Teen Dating - What Teens Need to Know
The first of this Parenting Teens series talked about how to better communicate with teens. For this post, I would like to tackle the issue of teen dating.
The first time I went to my son’s high school for a parent-teacher meeting, I saw several teen students – couples – paired up walking along the corridor. I knew then that my son is getting into a new world –a teen’s world that is full of fun and exploration.
One issue that they might come across sooner or later is that of a boy-girl relationship. Crushes are fine and so is being friends with the opposite sex. But having a serious love affair? Having boyfriends or girlfriends is something that I think they’re not yet ready for. Well, not yet… So, what would I tell my teens about dating? Here are some of my thoughts.

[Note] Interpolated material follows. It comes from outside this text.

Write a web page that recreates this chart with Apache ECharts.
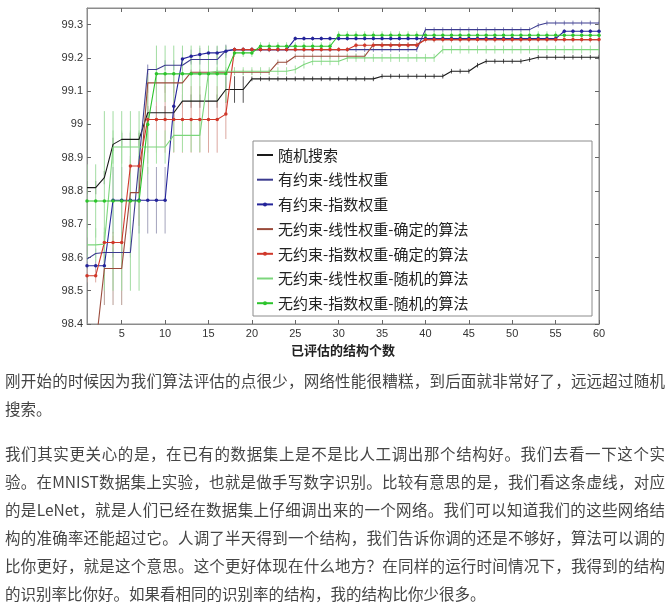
<!DOCTYPE html>
<html>
<head>
<meta charset="utf-8">
<script src="https://cdn.jsdelivr.net/npm/echarts@6/dist/echarts.min.js"></script>
<style>
  html, body { margin: 0; padding: 0; background: #fff; }
  #main { position: absolute; left: 0; top: 0; width: 670px; height: 603px; }
  #txt { position: absolute; left: 5px; top: 366px; width: 660px; font-family: 'Noto Sans CJK SC', sans-serif;
         font-size: 15.5px; line-height: 28px; color: #454545; z-index: 2; }
  #txt .j { text-align: justify; text-align-last: justify; }
  #txt .p2 { margin-top: 17px; }
</style>
</head>
<body>
<div id="main"></div>
<div id="txt">
  <div class="j">刚开始的时候因为我们算法评估的点很少，网络性能很糟糕，到后面就非常好了，远远超过随机</div>
  <div>搜索。</div>
  <div class="p2">
    <div class="j">我们其实更关心的是，在已有的数据集上是不是比人工调出那个结构好。我们去看一下这个实</div>
    <div class="j">验。在MNIST数据集上实验，也就是做手写数字识别。比较有意思的是，我们看这条虚线，对应</div>
    <div class="j">的是LeNet，就是人们已经在数据集上仔细调出来的一个网络。我们可以知道我们的这些网络结</div>
    <div class="j">构的准确率还能超过它。人调了半天得到一个结构，我们告诉你调的还是不够好，算法可以调的</div>
    <div class="j">比你更好，就是这个意思。这个更好体现在什么地方？在同样的运行时间情况下，我得到的结构</div>
    <div>的识别率比你好。如果看相同的识别率的结构，我的结构比你少很多。</div>
  </div>
</div>
<script>
// 横轴：已评估的结构个数
var xCats = [1,2,3,4,5,6,7,8,9,10,11,12,13,14,15,16,17,18,19,20,
  21,22,23,24,25,26,27,28,29,30,31,32,33,34,35,36,37,38,39,40,
  41,42,43,44,45,46,47,48,49,50,51,52,53,54,55,56,57,58,59,60];

var seriesNames = ['随机搜索', '有约束-线性权重', '有约束-指数权重', '无约束-线性权重-确定的算法',
  '无约束-指数权重-确定的算法', '无约束-线性权重-随机的算法', '无约束-指数权重-随机的算法'];

// 各曲线数值
var randomSearch = [98.81,98.81,98.84,98.94,98.955,98.955,98.955,99.035,99.035,99.035,
  99.035,99.07,99.07,99.07,99.07,99.07,99.105,99.105,99.105,99.137,
  99.137,99.137,99.137,99.137,99.137,99.137,99.137,99.137,99.137,99.137,
  99.137,99.137,99.137,99.137,99.145,99.145,99.145,99.145,99.145,99.145,
  99.145,99.145,99.16,99.16,99.16,99.178,99.19,99.19,99.19,99.19,
  99.19,99.195,99.202,99.202,99.202,99.202,99.202,99.202,99.202,99.202];
var conLinear = [98.595,98.612,98.615,98.615,98.615,98.615,98.89,99.165,99.165,99.178,
  99.178,99.178,99.195,99.195,99.195,99.195,99.222,99.225,99.225,99.225,
  99.225,99.225,99.225,99.225,99.225,99.225,99.225,99.225,99.225,99.225,
  99.225,99.225,99.225,99.225,99.225,99.225,99.225,99.225,99.225,99.285,
  99.285,99.285,99.285,99.285,99.285,99.285,99.285,99.285,99.285,99.285,
  99.285,99.285,99.298,99.305,99.305,99.305,99.305,99.305,99.305,99.305];
var conExp = [98.575,98.575,98.575,98.772,98.772,98.772,98.772,98.772,98.772,98.772,
  99.055,99.197,99.205,99.21,99.215,99.215,99.22,99.225,99.225,99.225,
  99.225,99.225,99.225,99.225,99.258,99.258,99.258,99.258,99.258,99.258,
  99.258,99.258,99.258,99.258,99.258,99.258,99.258,99.258,99.258,99.258,
  99.258,99.258,99.258,99.258,99.258,99.258,99.258,99.258,99.258,99.258,
  99.258,99.258,99.258,99.258,99.258,99.28,99.28,99.28,99.28,99.28];
var uncLinDet = [98.2,98.33,98.567,98.567,98.567,98.795,98.795,99.125,99.125,99.125,
  99.125,99.125,99.157,99.157,99.157,99.157,99.157,99.157,99.157,99.157,
  99.157,99.157,99.187,99.187,99.205,99.205,99.205,99.205,99.205,99.205,
  99.205,99.205,99.205,99.24,99.24,99.24,99.24,99.24,99.24,99.255,
  99.255,99.255,99.255,99.255,99.255,99.255,99.255,99.255,99.255,99.255,
  99.255,99.255,99.255,99.255,99.255,99.255,99.255,99.255,99.255,99.255];
var uncExpDet = [98.545,98.545,98.645,98.645,98.645,98.875,98.875,99.015,99.015,99.015,
  99.015,99.015,99.015,99.015,99.015,99.015,99.031,99.225,99.225,99.225,
  99.225,99.225,99.225,99.225,99.225,99.225,99.225,99.225,99.225,99.225,
  99.225,99.238,99.238,99.238,99.238,99.238,99.238,99.238,99.238,99.255,
  99.255,99.255,99.255,99.255,99.255,99.255,99.255,99.255,99.255,99.255,
  99.255,99.255,99.255,99.255,99.255,99.255,99.255,99.255,99.255,99.255];
var uncLinRand = [98.638,98.638,98.64,98.932,98.932,98.932,98.932,98.932,98.932,98.932,
  98.967,98.967,98.967,98.967,99.155,99.16,99.16,99.16,99.16,99.16,
  99.16,99.16,99.16,99.16,99.165,99.18,99.19,99.19,99.19,99.19,
  99.2,99.2,99.2,99.2,99.2,99.2,99.2,99.2,99.2,99.2,
  99.2,99.225,99.225,99.225,99.225,99.225,99.225,99.225,99.225,99.225,
  99.225,99.225,99.225,99.225,99.225,99.225,99.225,99.225,99.225,99.225];
var uncExpRand = [98.77,98.77,98.77,98.77,98.77,98.77,98.77,99.0,99.152,99.152,
  99.152,99.152,99.152,99.152,99.152,99.152,99.152,99.215,99.215,99.215,
  99.235,99.235,99.235,99.235,99.235,99.235,99.235,99.235,99.235,99.268,
  99.268,99.268,99.268,99.268,99.268,99.268,99.268,99.268,99.268,99.268,
  99.268,99.268,99.268,99.268,99.268,99.268,99.268,99.268,99.268,99.268,
  99.268,99.268,99.268,99.268,99.268,99.268,99.268,99.268,99.268,99.268];

// 误差棒半宽
var randomSearchErr = [0.02,0.02,0.02,0.02,0.02,0.02,0.02,0.02,0.02,0.02,
  0.02,0.02,0.02,0.02,0.02,0.02,0.04,0.04,0.04,0.007,
  0.007,0.007,0.007,0.007,0.007,0.007,0.007,0.007,0.007,0.007,
  0.007,0.007,0.007,0.007,0.007,0.007,0.007,0.007,0.007,0.007,
  0.007,0.007,0.007,0.007,0.007,0.007,0.007,0.007,0.007,0.007,
  0.007,0.007,0.007,0.007,0.007,0.007,0.007,0.007,0.007,0.007];
var conLinearErr = [0.015,0.015,0.015,0.015,0.015,0.015,0.015,0.015,0.015,0.015,
  0.015,0.015,0.015,0.015,0.015,0.015,0.015,0.007,0.007,0.007,
  0.007,0.007,0.007,0.007,0.007,0.007,0.007,0.007,0.007,0.007,
  0.007,0.007,0.007,0.007,0.007,0.007,0.007,0.007,0.007,0.007,
  0.007,0.007,0.007,0.007,0.007,0.007,0.007,0.007,0.007,0.007,
  0.007,0.007,0.007,0.007,0.007,0.007,0.007,0.007,0.007,0.007];
var conExpErr = [0.02,0.02,0.02,0.1,0.1,0.1,0.1,0.1,0.1,0.1,
  0.02,0.02,0.02,0.02,0.02,0.02,0.02,0.007,0.007,0.007,
  0.007,0.007,0.007,0.007,0.007,0.007,0.007,0.007,0.007,0.007,
  0.007,0.007,0.007,0.007,0.007,0.007,0.007,0.007,0.007,0.007,
  0.007,0.007,0.007,0.007,0.007,0.007,0.007,0.007,0.007,0.007,
  0.007,0.007,0.007,0.007,0.007,0.007,0.007,0.007,0.007,0.007];
var uncLinDetErr = [0,0,0.11,0.11,0.11,0.11,0.1,0.03,0.03,0.03,
  0.03,0.03,0.008,0.008,0.008,0.008,0.008,0.008,0.008,0.008,
  0.008,0.008,0.008,0.008,0.008,0.008,0.008,0.008,0.008,0.008,
  0.008,0.008,0.008,0.008,0.008,0.008,0.008,0.008,0.008,0.008,
  0.008,0.008,0.008,0.008,0.008,0.008,0.008,0.008,0.008,0.008,
  0.008,0.008,0.008,0.008,0.008,0.008,0.008,0.008,0.008,0.008];
var uncExpDetErr = [0.02,0.02,0.02,0.02,0.02,0.02,0.02,0.1,0.1,0.1,
  0.1,0.1,0.1,0.1,0.1,0.1,0.075,0.008,0.008,0.008,
  0.008,0.008,0.008,0.008,0.008,0.008,0.008,0.008,0.008,0.008,
  0.008,0.008,0.008,0.008,0.008,0.008,0.008,0.008,0.008,0.008,
  0.008,0.008,0.008,0.008,0.008,0.008,0.008,0.008,0.008,0.008,
  0.008,0.008,0.008,0.008,0.008,0.008,0.008,0.008,0.008,0.008];
var uncLinRandErr = [0.05,0.05,0.05,0.05,0.05,0.05,0.05,0.05,0.05,0.05,
  0.05,0.05,0.05,0.05,0.012,0.012,0.012,0.012,0.012,0.012,
  0.012,0.012,0.012,0.012,0.012,0.012,0.012,0.012,0.012,0.012,
  0.012,0.012,0.012,0.012,0.012,0.012,0.012,0.012,0.012,0.012,
  0.012,0.012,0.012,0.012,0.012,0.012,0.012,0.012,0.012,0.012,
  0.012,0.012,0.012,0.012,0.012,0.012,0.012,0.012,0.012,0.012];
var uncExpRandErr = [0.11,0.11,0.27,0.27,0.27,0.27,0.27,0.15,0.085,0.085,
  0.085,0.085,0.085,0.085,0.085,0.085,0.085,0.012,0.012,0.012,
  0.012,0.012,0.012,0.012,0.012,0.012,0.012,0.012,0.012,0.012,
  0.012,0.012,0.012,0.012,0.012,0.012,0.012,0.012,0.012,0.012,
  0.012,0.012,0.012,0.012,0.012,0.012,0.012,0.012,0.012,0.012,
  0.012,0.012,0.012,0.012,0.012,0.012,0.012,0.012,0.012,0.012];

var yTicks = { min: 98.4, max: 99.35, step: 0.1 };

var lineColors = ['#1a1a1a', '#3b3b8f', '#24249a', '#9a4a3a', '#d0382a', '#7cd67c', '#2cc42c'];
var errColors = ['#555555', '#8a8ab8', '#a4a4bc', '#b89c94', '#dca8a0', '#a8e2a8', '#a2dca2'];
var withMarker = [false, false, true, false, true, false, true];

var allValues = [randomSearch, conLinear, conExp, uncLinDet, uncExpDet, uncLinRand, uncExpRand];
var allErrs = [randomSearchErr, conLinearErr, conExpErr, uncLinDetErr, uncExpDetErr, uncLinRandErr, uncExpRandErr];

function everyFive(index) {
  return (index + 1) % 5 === 0;
}

function renderErr(params, api) {
  var i = api.value(0);
  var lo = api.coord([i, api.value(1)]);
  var hi = api.coord([i, api.value(2)]);
  return {
    type: 'line',
    shape: { x1: lo[0], y1: lo[1], x2: hi[0], y2: hi[1] },
    style: { stroke: api.visual('color'), lineWidth: 1 }
  };
}

var chart = echarts.init(document.getElementById('main'));

var series = [];
// 先画误差棒
allValues.forEach(function (vals, k) {
  var errs = allErrs[k];
  series.push({
    type: 'custom',
    name: 'err' + k,
    renderItem: renderErr,
    clip: true,
    silent: true,
    z: 1,
    itemStyle: { color: errColors[k] },
    encode: { x: 0, y: [1, 2] },
    data: vals.map(function (v, i) { return [i, v - errs[i], v + errs[i]]; })
  });
});
allValues.forEach(function (vals, k) {
  series.push({
    type: 'line',
    name: seriesNames[k],
    data: vals,
    z: 2,
    clip: true,
    symbol: withMarker[k] ? 'circle' : 'none',
    symbolSize: 3.5,
    showSymbol: withMarker[k],
    showAllSymbol: true,
    color: lineColors[k],
    lineStyle: { width: 1.1, color: lineColors[k] },
    itemStyle: { color: lineColors[k] },
    emphasis: { disabled: true }
  });
});

// 图例：无标记的曲线只显示线段
var legendData = seriesNames.map(function (n, k) {
  return withMarker[k] ? { name: n } : { name: n, itemStyle: { opacity: 0 } };
});

var option = {
  animation: false,
  backgroundColor: '#fff',
  grid: { left: 87, right: 71, top: 8, bottom: 279, show: true, borderColor: '#8c8c8c', borderWidth: 1 },
  legend: {
    orient: 'vertical',
    left: 256,
    top: 147,
    z: 6,
    padding: 0,
    itemWidth: 16,
    itemHeight: 5,
    itemGap: 8.7,
    data: legendData,
    selectedMode: false,
    textStyle: { fontFamily: 'Noto Sans CJK SC', fontSize: 15, lineHeight: 16, color: '#222' }
  },
  graphic: {
    elements: [{
      type: 'rect',
      z: 5,
      shape: { x: 253, y: 141, width: 339, height: 175 },
      style: { fill: '#fff', stroke: '#8c8c8c', lineWidth: 1 }
    }]
  },
  xAxis: [{
    type: 'category',
    data: xCats,
    boundaryGap: false,
    name: '已评估的结构个数',
    nameLocation: 'middle',
    nameGap: 17,
    nameTextStyle: { fontFamily: 'Noto Sans CJK SC', fontWeight: 'bold', fontSize: 13, color: '#222' },
    axisLine: { lineStyle: { color: '#8c8c8c' } },
    axisTick: { inside: true, length: 4, interval: everyFive, lineStyle: { color: '#666' } },
    axisLabel: { interval: everyFive, margin: 4, fontSize: 11, color: '#333', fontFamily: 'Liberation Sans' },
    splitLine: { show: false }
  }, {
    type: 'category',
    data: xCats,
    boundaryGap: false,
    position: 'top',
    axisLine: { lineStyle: { color: '#8c8c8c' } },
    axisTick: { inside: true, length: 4, interval: everyFive, lineStyle: { color: '#666' } },
    axisLabel: { show: false },
    splitLine: { show: false }
  }],
  yAxis: [{
    type: 'value',
    min: yTicks.min,
    max: yTicks.max,
    interval: yTicks.step,
    axisLine: { show: true, lineStyle: { color: '#8c8c8c' } },
    axisTick: { show: true, inside: true, length: 4, lineStyle: { color: '#666' } },
    axisLabel: {
      margin: 4, fontSize: 11, color: '#333', fontFamily: 'Liberation Sans', showMaxLabel: false,
      formatter: function (v) { return String(+v.toFixed(2)); }
    },
    splitLine: { show: false }
  }, {
    type: 'value',
    position: 'right',
    min: yTicks.min,
    max: yTicks.max,
    interval: yTicks.step,
    axisLine: { show: true, lineStyle: { color: '#8c8c8c' } },
    axisTick: { show: true, inside: true, length: 4, lineStyle: { color: '#666' } },
    axisLabel: { show: false },
    splitLine: { show: false }
  }],
  series: series
};

chart.setOption(option);
</script>
</body>
</html>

Every family is different when it comes to raising teens. Some parents are fine with letting their 13-year old children begin dating, whereas others expect their children to wait until they are 18 years old. My husband and I are more of the latter type of parents.
Teen dating can wait
Parents have reasons for setting this rule on teen dating, so it’s not right to accuse them of being unfair. I tell my children to focus first on their studies. When they get into any relationship, it will distract them from their studies. I know some say that being in love helps them to work harder because they feel inspired. What if they fall out of love? You can never know what will happen because the emotions during this stage of life are not stable.
And parents just want to protect their children. If one or both of them may have had a bad experience during their teens, they are just trying to keep their children from experiencing the same.
I also tell my children that they should be careful in choosing their school friends, because I don’t want them to do something just because of peer pressure. Some teens feel like they need to date someone just to “belong” with their friends who are already dating. Well, this is never the right reason to date.
Don’t give in to peer pressure
What if my child really like someone? Well, he or she can start with friendship. They can get to know each other more and have fun as friends. No commitments. If they really like each other and they are really meant for each other, I believe that someday they will end up together.
Start with friendship
Know your boundaries. No holding hands, please.
Know your boundaries
One thing that most parents fear when their children are dating is the physical contact that might be involved. It’s a sad reality that many teen girls get pregnant.
I think it’s not because the young couples do not know what they are not supposed to do. They do. But the problem is when they put themselves in an isolated place, they can’t keep themselves from having physical contact to the point of doing what only married couples are supposed to do.
So, as parents we need to help them set the boundaries. One is by not allowing them to date when they are not yet mature enough. Second, when they do begin to date, we need to remind them to avoid physical contact as much as possible. Sounds old fashioned? Well, call it old fashioned, but if it helps them avoid any future problem, so be it. Let them go on group dates or with a chaperone.
The physical contact may begin with holding hands, but soon it may involve kissing, petting, and who knows, sex. I know that moral values play an important role in this. Well, I know my children and their values, but I don’t know really well whoever they are dating. So, it’s best to be careful.
Being in love is such a wonderful feeling. But when you’re in a relationship, sometimes that special someone can break your heart. I know how painful that can be. Been there.
Love can hurt
As much as possible, I want to spare my children from that hurt, especially while they are not yet ready emotionally. But then, if the time is right for them to date someone and still they come to experience a break-up, I know they will be strong enough to handle life.
To summarize this discussion, let me just say that we need to make sure that our children feel loved and secure within the boundaries of family. This will encourage them not to get into any relationship very early in search for love and self-worth. Here’s one quote from Dr. Phil in relation to this. Find more practical advice on his website.
As a parent, it’s your job to teach your teenager the importance of self-worth. Teenagers who value themselves as they are won’t need to “find themselves” in other people.